DATASET SECTION ->

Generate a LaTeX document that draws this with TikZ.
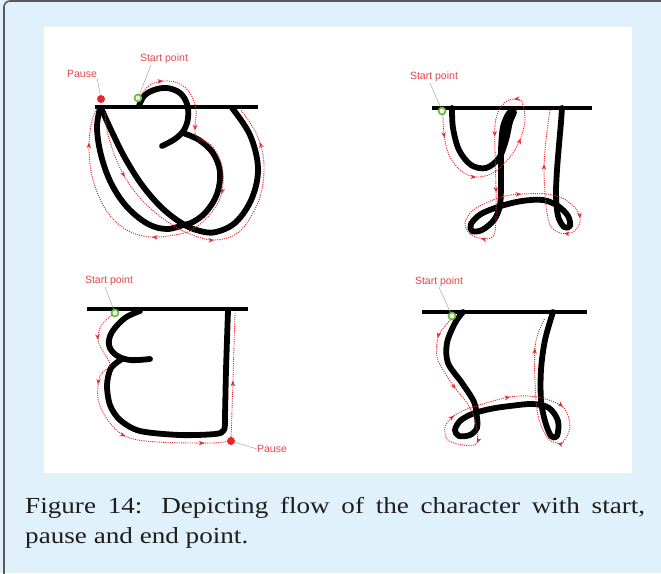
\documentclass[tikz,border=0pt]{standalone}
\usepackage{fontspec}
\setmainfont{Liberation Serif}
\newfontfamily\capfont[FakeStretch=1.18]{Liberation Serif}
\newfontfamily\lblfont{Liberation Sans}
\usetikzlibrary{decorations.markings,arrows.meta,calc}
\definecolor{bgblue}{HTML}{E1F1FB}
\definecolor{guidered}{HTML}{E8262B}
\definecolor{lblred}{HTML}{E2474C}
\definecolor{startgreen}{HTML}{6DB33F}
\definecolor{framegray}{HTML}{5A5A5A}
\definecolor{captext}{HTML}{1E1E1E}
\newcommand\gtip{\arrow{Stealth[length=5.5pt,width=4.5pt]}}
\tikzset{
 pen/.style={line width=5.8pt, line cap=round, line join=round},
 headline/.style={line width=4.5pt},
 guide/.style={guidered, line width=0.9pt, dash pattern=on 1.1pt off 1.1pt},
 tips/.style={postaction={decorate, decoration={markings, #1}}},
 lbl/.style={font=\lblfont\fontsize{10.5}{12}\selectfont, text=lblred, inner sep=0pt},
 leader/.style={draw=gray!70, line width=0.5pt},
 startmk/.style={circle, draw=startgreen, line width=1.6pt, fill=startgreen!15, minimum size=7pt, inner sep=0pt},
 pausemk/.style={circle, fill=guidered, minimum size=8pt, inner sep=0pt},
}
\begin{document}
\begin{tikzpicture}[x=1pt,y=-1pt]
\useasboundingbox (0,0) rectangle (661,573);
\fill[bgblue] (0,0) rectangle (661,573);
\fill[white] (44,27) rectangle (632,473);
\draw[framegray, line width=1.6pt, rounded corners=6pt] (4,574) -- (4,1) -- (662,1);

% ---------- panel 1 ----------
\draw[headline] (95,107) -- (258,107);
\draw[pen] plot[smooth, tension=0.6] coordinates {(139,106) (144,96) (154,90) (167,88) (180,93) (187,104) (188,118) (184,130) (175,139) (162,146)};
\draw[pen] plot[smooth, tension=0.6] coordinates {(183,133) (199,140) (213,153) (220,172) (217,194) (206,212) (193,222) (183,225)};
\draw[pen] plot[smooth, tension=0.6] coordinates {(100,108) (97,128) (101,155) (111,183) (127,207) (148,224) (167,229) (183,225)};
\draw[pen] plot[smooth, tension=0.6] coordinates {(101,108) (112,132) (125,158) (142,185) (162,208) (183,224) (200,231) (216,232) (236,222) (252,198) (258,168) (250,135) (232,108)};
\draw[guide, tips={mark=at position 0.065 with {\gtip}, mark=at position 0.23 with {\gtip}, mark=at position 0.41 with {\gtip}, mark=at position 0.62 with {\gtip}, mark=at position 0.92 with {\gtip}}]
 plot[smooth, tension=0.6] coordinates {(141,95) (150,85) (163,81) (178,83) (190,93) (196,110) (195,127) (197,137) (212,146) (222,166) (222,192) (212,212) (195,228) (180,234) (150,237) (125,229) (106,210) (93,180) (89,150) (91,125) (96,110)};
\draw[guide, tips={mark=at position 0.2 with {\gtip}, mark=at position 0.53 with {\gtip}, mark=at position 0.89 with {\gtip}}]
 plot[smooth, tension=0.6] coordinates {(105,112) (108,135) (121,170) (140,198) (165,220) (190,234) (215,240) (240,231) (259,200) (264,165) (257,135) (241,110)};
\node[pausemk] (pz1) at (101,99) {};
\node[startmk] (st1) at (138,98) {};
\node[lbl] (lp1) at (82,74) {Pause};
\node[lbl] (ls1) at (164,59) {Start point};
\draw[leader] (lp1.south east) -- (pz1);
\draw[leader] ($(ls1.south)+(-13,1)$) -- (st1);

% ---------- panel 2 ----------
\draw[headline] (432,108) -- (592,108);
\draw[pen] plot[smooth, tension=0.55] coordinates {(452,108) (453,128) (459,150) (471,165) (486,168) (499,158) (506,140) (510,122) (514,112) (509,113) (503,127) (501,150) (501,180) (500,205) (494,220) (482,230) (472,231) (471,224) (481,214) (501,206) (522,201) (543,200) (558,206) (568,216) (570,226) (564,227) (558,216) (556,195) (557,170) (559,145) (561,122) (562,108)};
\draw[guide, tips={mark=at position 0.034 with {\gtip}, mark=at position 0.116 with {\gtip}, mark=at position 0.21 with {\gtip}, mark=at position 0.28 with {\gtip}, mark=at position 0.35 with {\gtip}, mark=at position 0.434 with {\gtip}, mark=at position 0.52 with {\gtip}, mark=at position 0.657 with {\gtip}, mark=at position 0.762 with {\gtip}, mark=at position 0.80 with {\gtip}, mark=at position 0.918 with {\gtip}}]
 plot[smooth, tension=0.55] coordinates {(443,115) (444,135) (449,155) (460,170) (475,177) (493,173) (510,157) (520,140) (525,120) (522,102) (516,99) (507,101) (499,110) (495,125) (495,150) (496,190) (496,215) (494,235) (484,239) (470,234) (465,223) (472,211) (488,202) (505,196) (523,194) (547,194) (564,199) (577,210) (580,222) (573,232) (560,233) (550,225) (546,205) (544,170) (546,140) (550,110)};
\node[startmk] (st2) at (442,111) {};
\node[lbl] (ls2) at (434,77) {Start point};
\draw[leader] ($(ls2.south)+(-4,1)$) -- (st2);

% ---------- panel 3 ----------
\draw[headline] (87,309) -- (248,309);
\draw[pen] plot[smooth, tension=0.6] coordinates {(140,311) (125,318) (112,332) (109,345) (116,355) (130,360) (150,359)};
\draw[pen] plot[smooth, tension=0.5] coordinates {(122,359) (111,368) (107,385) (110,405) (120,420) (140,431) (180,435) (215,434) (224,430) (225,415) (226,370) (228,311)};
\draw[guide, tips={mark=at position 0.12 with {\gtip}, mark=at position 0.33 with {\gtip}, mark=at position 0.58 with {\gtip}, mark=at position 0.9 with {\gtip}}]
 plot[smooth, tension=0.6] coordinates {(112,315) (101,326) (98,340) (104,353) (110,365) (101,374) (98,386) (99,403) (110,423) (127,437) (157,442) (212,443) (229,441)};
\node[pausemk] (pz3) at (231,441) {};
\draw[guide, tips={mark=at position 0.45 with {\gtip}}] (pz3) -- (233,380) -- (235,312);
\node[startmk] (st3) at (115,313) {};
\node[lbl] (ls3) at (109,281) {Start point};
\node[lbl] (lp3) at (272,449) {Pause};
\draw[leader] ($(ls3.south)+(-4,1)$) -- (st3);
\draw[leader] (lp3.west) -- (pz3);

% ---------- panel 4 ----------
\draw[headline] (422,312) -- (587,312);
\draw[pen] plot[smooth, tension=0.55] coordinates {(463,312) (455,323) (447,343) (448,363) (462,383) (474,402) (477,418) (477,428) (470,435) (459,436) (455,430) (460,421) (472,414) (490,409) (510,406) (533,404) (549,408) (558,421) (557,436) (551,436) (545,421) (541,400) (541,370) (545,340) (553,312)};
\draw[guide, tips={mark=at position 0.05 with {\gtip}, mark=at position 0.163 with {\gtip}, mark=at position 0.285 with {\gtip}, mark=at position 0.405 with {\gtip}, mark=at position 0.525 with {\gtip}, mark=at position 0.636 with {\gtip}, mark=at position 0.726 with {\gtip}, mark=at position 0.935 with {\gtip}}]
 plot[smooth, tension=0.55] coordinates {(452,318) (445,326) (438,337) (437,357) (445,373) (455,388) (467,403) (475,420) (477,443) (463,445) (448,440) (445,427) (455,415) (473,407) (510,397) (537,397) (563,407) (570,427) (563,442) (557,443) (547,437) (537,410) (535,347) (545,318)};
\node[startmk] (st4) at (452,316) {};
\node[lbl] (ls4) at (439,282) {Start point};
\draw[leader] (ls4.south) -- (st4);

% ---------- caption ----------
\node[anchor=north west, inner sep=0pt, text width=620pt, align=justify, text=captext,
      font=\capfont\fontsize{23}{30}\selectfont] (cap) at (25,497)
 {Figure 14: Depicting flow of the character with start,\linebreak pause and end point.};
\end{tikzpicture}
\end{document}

WHAT IS BEING ASKED ->
Every line from the top of the material above through the line with "(4,1) -- (662,1);" should be duplicated exactly, please; leave out the pictures.

TASK ANSWER ->
Generate a LaTeX document that draws this with TikZ.
\documentclass[tikz,border=0pt]{standalone}
\usepackage{fontspec}
\setmainfont{Liberation Serif}
\newfontfamily\capfont[FakeStretch=1.18]{Liberation Serif}
\newfontfamily\lblfont{Liberation Sans}
\usetikzlibrary{decorations.markings,arrows.meta,calc}
\definecolor{bgblue}{HTML}{E1F1FB}
\definecolor{guidered}{HTML}{E8262B}
\definecolor{lblred}{HTML}{E2474C}
\definecolor{startgreen}{HTML}{6DB33F}
\definecolor{framegray}{HTML}{5A5A5A}
\definecolor{captext}{HTML}{1E1E1E}
\newcommand\gtip{\arrow{Stealth[length=5.5pt,width=4.5pt]}}
\tikzset{
 pen/.style={line width=5.8pt, line cap=round, line join=round},
 headline/.style={line width=4.5pt},
 guide/.style={guidered, line width=0.9pt, dash pattern=on 1.1pt off 1.1pt},
 tips/.style={postaction={decorate, decoration={markings, #1}}},
 lbl/.style={font=\lblfont\fontsize{10.5}{12}\selectfont, text=lblred, inner sep=0pt},
 leader/.style={draw=gray!70, line width=0.5pt},
 startmk/.style={circle, draw=startgreen, line width=1.6pt, fill=startgreen!15, minimum size=7pt, inner sep=0pt},
 pausemk/.style={circle, fill=guidered, minimum size=8pt, inner sep=0pt},
}
\begin{document}
\begin{tikzpicture}[x=1pt,y=-1pt]
\useasboundingbox (0,0) rectangle (661,573);
\fill[bgblue] (0,0) rectangle (661,573);
\fill[white] (44,27) rectangle (632,473);
\draw[framegray, line width=1.6pt, rounded corners=6pt] (4,574) -- (4,1) -- (662,1);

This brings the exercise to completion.